**DATA EXCERPT:**
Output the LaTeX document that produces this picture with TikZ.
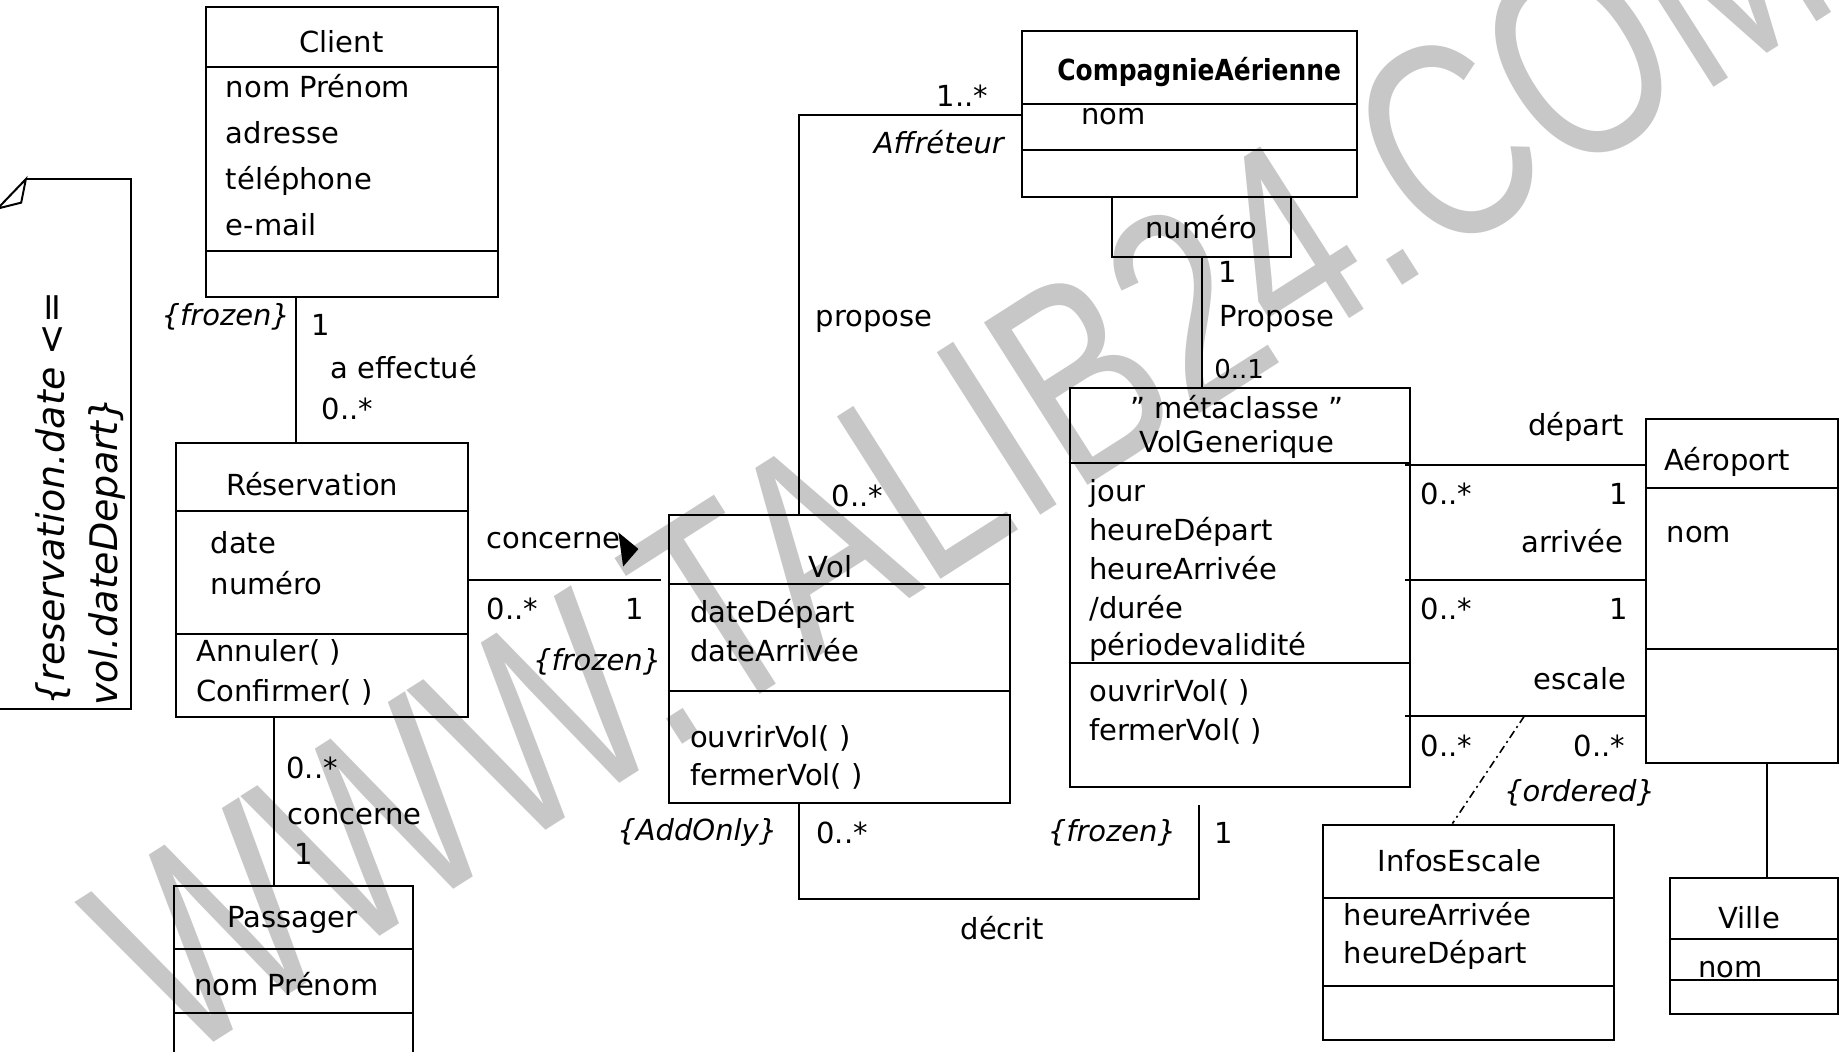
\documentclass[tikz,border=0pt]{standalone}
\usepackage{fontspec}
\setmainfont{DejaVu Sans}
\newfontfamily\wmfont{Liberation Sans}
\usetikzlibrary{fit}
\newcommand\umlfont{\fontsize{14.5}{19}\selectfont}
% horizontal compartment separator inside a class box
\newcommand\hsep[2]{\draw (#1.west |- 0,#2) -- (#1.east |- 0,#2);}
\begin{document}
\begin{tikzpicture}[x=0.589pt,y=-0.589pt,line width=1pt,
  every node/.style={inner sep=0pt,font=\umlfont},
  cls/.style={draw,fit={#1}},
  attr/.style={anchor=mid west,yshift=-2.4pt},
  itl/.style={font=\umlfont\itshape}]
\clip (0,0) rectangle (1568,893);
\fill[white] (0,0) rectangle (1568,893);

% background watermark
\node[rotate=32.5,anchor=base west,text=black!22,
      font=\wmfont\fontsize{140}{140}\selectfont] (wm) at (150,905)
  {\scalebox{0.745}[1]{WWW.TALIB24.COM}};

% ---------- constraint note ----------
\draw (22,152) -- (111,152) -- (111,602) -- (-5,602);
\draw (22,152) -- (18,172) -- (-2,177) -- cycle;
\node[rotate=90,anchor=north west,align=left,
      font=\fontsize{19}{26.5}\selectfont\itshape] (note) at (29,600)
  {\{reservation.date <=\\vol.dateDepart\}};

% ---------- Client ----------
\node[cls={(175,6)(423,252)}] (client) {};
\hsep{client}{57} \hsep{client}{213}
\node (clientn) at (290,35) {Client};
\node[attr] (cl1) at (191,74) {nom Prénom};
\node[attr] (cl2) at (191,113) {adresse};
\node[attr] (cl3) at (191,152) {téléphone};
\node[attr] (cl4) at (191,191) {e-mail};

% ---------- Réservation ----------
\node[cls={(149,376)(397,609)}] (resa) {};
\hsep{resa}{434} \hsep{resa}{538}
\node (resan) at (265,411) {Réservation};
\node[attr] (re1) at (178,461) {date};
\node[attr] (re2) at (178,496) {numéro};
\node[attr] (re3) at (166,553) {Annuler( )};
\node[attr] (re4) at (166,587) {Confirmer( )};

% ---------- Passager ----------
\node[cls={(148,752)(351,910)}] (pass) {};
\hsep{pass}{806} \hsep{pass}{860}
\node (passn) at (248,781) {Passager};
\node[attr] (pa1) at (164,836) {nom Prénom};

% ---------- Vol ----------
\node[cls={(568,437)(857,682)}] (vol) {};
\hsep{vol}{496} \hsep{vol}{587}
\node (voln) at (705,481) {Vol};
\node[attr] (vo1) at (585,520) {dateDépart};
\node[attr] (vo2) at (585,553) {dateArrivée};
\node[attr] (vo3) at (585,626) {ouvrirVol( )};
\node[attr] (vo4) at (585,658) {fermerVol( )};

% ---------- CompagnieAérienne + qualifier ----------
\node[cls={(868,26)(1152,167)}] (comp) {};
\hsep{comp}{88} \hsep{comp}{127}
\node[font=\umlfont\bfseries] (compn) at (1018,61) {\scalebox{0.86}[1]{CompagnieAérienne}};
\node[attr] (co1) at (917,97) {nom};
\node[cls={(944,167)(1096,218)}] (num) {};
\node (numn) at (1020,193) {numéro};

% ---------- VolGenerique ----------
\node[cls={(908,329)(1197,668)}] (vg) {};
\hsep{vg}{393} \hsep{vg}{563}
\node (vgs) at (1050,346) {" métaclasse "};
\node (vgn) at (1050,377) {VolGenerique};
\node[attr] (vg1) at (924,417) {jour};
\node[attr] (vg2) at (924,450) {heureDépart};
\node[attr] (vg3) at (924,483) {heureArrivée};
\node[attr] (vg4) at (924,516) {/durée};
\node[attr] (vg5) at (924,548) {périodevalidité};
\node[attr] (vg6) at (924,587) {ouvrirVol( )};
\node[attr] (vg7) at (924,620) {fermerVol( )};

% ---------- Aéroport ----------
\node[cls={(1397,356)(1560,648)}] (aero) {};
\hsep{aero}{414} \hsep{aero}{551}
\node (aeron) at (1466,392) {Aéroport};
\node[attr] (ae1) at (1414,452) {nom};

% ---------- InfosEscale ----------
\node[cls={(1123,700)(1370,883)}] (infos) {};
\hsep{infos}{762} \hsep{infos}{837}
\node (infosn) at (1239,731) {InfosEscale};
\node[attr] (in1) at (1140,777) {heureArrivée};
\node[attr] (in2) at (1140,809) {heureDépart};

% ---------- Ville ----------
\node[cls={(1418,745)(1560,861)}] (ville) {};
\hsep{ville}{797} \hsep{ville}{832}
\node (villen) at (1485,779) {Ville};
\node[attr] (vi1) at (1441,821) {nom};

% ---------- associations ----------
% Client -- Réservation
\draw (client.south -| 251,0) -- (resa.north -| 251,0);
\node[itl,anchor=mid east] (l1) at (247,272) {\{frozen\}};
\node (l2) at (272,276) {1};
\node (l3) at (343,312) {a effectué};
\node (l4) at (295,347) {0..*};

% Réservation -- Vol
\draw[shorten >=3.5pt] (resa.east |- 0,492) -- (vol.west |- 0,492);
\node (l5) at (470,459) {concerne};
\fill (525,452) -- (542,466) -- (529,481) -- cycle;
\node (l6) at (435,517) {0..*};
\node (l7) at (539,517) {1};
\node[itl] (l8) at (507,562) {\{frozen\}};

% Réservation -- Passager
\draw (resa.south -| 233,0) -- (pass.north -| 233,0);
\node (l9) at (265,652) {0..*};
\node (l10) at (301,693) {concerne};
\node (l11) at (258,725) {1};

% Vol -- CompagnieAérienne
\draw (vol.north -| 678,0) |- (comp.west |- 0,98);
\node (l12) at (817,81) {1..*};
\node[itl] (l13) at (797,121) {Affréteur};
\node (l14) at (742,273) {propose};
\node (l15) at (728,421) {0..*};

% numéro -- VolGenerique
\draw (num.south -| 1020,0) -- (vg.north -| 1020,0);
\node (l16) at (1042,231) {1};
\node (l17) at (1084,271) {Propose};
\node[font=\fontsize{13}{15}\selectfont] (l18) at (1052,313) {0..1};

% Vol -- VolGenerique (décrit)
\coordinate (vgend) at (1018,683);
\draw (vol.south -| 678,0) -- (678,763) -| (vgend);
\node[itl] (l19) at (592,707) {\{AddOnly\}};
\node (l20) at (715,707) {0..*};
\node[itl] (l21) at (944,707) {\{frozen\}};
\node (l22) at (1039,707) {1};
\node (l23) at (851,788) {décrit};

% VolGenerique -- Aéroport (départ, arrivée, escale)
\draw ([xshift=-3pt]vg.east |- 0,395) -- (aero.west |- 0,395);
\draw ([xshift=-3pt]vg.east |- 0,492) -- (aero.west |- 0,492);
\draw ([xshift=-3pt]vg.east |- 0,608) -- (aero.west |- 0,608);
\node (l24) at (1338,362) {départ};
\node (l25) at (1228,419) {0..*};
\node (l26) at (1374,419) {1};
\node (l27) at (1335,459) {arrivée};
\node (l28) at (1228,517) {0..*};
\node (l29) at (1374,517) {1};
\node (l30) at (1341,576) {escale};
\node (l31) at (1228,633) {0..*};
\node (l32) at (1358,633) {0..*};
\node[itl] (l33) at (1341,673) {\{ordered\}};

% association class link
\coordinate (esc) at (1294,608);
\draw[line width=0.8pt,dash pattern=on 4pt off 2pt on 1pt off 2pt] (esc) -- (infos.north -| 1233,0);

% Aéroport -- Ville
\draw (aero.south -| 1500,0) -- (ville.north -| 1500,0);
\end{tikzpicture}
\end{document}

**STATED GOAL:** Using the data above, write out every line exactly, leaving the images behind.

**PROBLEM SOLUTION:**
Output the LaTeX document that produces this picture with TikZ.
\documentclass[tikz,border=0pt]{standalone}
\usepackage{fontspec}
\setmainfont{DejaVu Sans}
\newfontfamily\wmfont{Liberation Sans}
\usetikzlibrary{fit}
\newcommand\umlfont{\fontsize{14.5}{19}\selectfont}
% horizontal compartment separator inside a class box
\newcommand\hsep[2]{\draw (#1.west |- 0,#2) -- (#1.east |- 0,#2);}
\begin{document}
\begin{tikzpicture}[x=0.589pt,y=-0.589pt,line width=1pt,
  every node/.style={inner sep=0pt,font=\umlfont},
  cls/.style={draw,fit={#1}},
  attr/.style={anchor=mid west,yshift=-2.4pt},
  itl/.style={font=\umlfont\itshape}]
\clip (0,0) rectangle (1568,893);
\fill[white] (0,0) rectangle (1568,893);

% background watermark
\node[rotate=32.5,anchor=base west,text=black!22,
      font=\wmfont\fontsize{140}{140}\selectfont] (wm) at (150,905)
  {\scalebox{0.745}[1]{WWW.TALIB24.COM}};

% ---------- constraint note ----------
\draw (22,152) -- (111,152) -- (111,602) -- (-5,602);
\draw (22,152) -- (18,172) -- (-2,177) -- cycle;
\node[rotate=90,anchor=north west,align=left,
      font=\fontsize{19}{26.5}\selectfont\itshape] (note) at (29,600)
  {\{reservation.date <=\\vol.dateDepart\}};

% ---------- Client ----------
\node[cls={(175,6)(423,252)}] (client) {};
\hsep{client}{57} \hsep{client}{213}
\node (clientn) at (290,35) {Client};
\node[attr] (cl1) at (191,74) {nom Prénom};
\node[attr] (cl2) at (191,113) {adresse};
\node[attr] (cl3) at (191,152) {téléphone};
\node[attr] (cl4) at (191,191) {e-mail};

% ---------- Réservation ----------
\node[cls={(149,376)(397,609)}] (resa) {};
\hsep{resa}{434} \hsep{resa}{538}
\node (resan) at (265,411) {Réservation};
\node[attr] (re1) at (178,461) {date};
\node[attr] (re2) at (178,496) {numéro};
\node[attr] (re3) at (166,553) {Annuler( )};
\node[attr] (re4) at (166,587) {Confirmer( )};

% ---------- Passager ----------
\node[cls={(148,752)(351,910)}] (pass) {};
\hsep{pass}{806} \hsep{pass}{860}
\node (passn) at (248,781) {Passager};
\node[attr] (pa1) at (164,836) {nom Prénom};

% ---------- Vol ----------
\node[cls={(568,437)(857,682)}] (vol) {};
\hsep{vol}{496} \hsep{vol}{587}
\node (voln) at (705,481) {Vol};
\node[attr] (vo1) at (585,520) {dateDépart};
\node[attr] (vo2) at (585,553) {dateArrivée};
\node[attr] (vo3) at (585,626) {ouvrirVol( )};
\node[attr] (vo4) at (585,658) {fermerVol( )};

% ---------- CompagnieAérienne + qualifier ----------
\node[cls={(868,26)(1152,167)}] (comp) {};
\hsep{comp}{88} \hsep{comp}{127}
\node[font=\umlfont\bfseries] (compn) at (1018,61) {\scalebox{0.86}[1]{CompagnieAérienne}};
\node[attr] (co1) at (917,97) {nom};
\node[cls={(944,167)(1096,218)}] (num) {};
\node (numn) at (1020,193) {numéro};

% ---------- VolGenerique ----------
\node[cls={(908,329)(1197,668)}] (vg) {};
\hsep{vg}{393} \hsep{vg}{563}
\node (vgs) at (1050,346) {" métaclasse "};
\node (vgn) at (1050,377) {VolGenerique};
\node[attr] (vg1) at (924,417) {jour};
\node[attr] (vg2) at (924,450) {heureDépart};
\node[attr] (vg3) at (924,483) {heureArrivée};
\node[attr] (vg4) at (924,516) {/durée};
\node[attr] (vg5) at (924,548) {périodevalidité};
\node[attr] (vg6) at (924,587) {ouvrirVol( )};
\node[attr] (vg7) at (924,620) {fermerVol( )};

% ---------- Aéroport ----------
\node[cls={(1397,356)(1560,648)}] (aero) {};
\hsep{aero}{414} \hsep{aero}{551}
\node (aeron) at (1466,392) {Aéroport};
\node[attr] (ae1) at (1414,452) {nom};

% ---------- InfosEscale ----------
\node[cls={(1123,700)(1370,883)}] (infos) {};
\hsep{infos}{762} \hsep{infos}{837}
\node (infosn) at (1239,731) {InfosEscale};
\node[attr] (in1) at (1140,777) {heureArrivée};
\node[attr] (in2) at (1140,809) {heureDépart};

% ---------- Ville ----------
\node[cls={(1418,745)(1560,861)}] (ville) {};
\hsep{ville}{797} \hsep{ville}{832}
\node (villen) at (1485,779) {Ville};
\node[attr] (vi1) at (1441,821) {nom};

% ---------- associations ----------
% Client -- Réservation
\draw (client.south -| 251,0) -- (resa.north -| 251,0);
\node[itl,anchor=mid east] (l1) at (247,272) {\{frozen\}};
\node (l2) at (272,276) {1};
\node (l3) at (343,312) {a effectué};
\node (l4) at (295,347) {0..*};

% Réservation -- Vol
\draw[shorten >=3.5pt] (resa.east |- 0,492) -- (vol.west |- 0,492);
\node (l5) at (470,459) {concerne};
\fill (525,452) -- (542,466) -- (529,481) -- cycle;
\node (l6) at (435,517) {0..*};
\node (l7) at (539,517) {1};
\node[itl] (l8) at (507,562) {\{frozen\}};

% Réservation -- Passager
\draw (resa.south -| 233,0) -- (pass.north -| 233,0);
\node (l9) at (265,652) {0..*};
\node (l10) at (301,693) {concerne};
\node (l11) at (258,725) {1};

% Vol -- CompagnieAérienne
\draw (vol.north -| 678,0) |- (comp.west |- 0,98);
\node (l12) at (817,81) {1..*};
\node[itl] (l13) at (797,121) {Affréteur};
\node (l14) at (742,273) {propose};
\node (l15) at (728,421) {0..*};

% numéro -- VolGenerique
\draw (num.south -| 1020,0) -- (vg.north -| 1020,0);
\node (l16) at (1042,231) {1};
\node (l17) at (1084,271) {Propose};
\node[font=\fontsize{13}{15}\selectfont] (l18) at (1052,313) {0..1};

% Vol -- VolGenerique (décrit)
\coordinate (vgend) at (1018,683);
\draw (vol.south -| 678,0) -- (678,763) -| (vgend);
\node[itl] (l19) at (592,707) {\{AddOnly\}};
\node (l20) at (715,707) {0..*};
\node[itl] (l21) at (944,707) {\{frozen\}};
\node (l22) at (1039,707) {1};
\node (l23) at (851,788) {décrit};

% VolGenerique -- Aéroport (départ, arrivée, escale)
\draw ([xshift=-3pt]vg.east |- 0,395) -- (aero.west |- 0,395);
\draw ([xshift=-3pt]vg.east |- 0,492) -- (aero.west |- 0,492);
\draw ([xshift=-3pt]vg.east |- 0,608) -- (aero.west |- 0,608);
\node (l24) at (1338,362) {départ};
\node (l25) at (1228,419) {0..*};
\node (l26) at (1374,419) {1};
\node (l27) at (1335,459) {arrivée};
\node (l28) at (1228,517) {0..*};
\node (l29) at (1374,517) {1};
\node (l30) at (1341,576) {escale};
\node (l31) at (1228,633) {0..*};
\node (l32) at (1358,633) {0..*};
\node[itl] (l33) at (1341,673) {\{ordered\}};

% association class link
\coordinate (esc) at (1294,608);
\draw[line width=0.8pt,dash pattern=on 4pt off 2pt on 1pt off 2pt] (esc) -- (infos.north -| 1233,0);

% Aéroport -- Ville
\draw (aero.south -| 1500,0) -- (ville.north -| 1500,0);
\end{tikzpicture}
\end{document}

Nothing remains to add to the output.